The heist film offers an irresistible recipe for filmmakers. Take a handful of character actors, add one or two fake-out twists, a pinch of tension, and a dash of moxie, and voila: You have a half-decent, totally watchable movie. Bart Layton’s American Animals takes those well-worn genre instructions – already exploited this year to varying results with Ocean’s 8, Den of Thieves, and The Hurricane Heist – and adds his own come-from-nowhere surprise: documentary footage.

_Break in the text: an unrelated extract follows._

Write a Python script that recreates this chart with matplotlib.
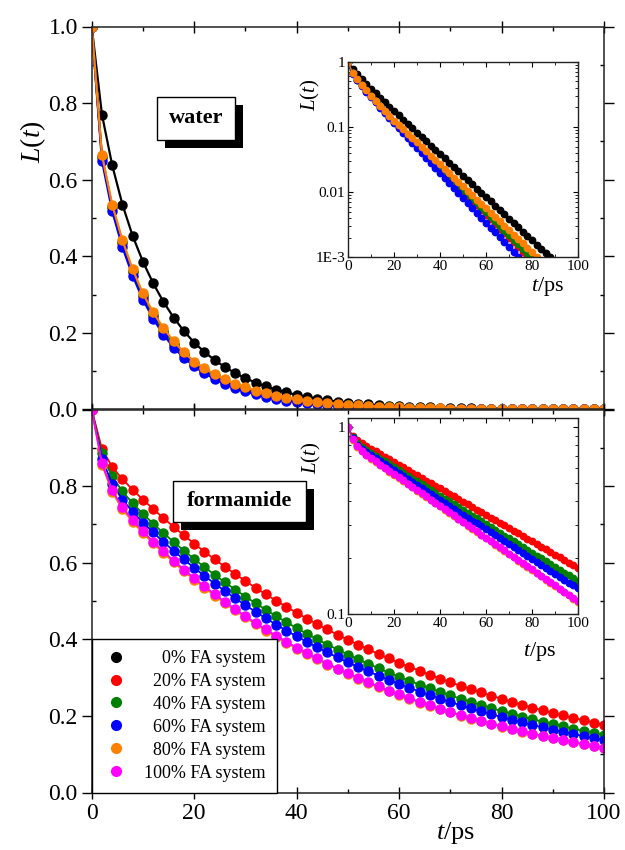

About 75 per cent of American Animals features a cast of recognizable young actors (Dunkirk’s Barry Keoghan, X-Men’s Evan Peters) playing a group of young ne’er-do-wells attempting to steal a copy of John James Audubon’s Birds of America, one of the most valuable rare books in the world. The other quarter of the film, though, consists of talking-head interviews with the real-deal crooks who inspired the tale. It’s not an unprecedented technique – documentarian icon Errol Morris produced a similar effort with this year’s Netflix series Wormwood – but it is a jarring one, and not quite as subversive as Layton would like audiences to believe. When Keoghan and Peters are onscreen, their performances are compelling enough, as is most of Layton’s narrative script – adding in the doc footage feels less revolutionary, and more like easy filler. It’s enough to feel, well, a bit robbed.

American Animals opens June 22 in Toronto, Montreal, and Calgary.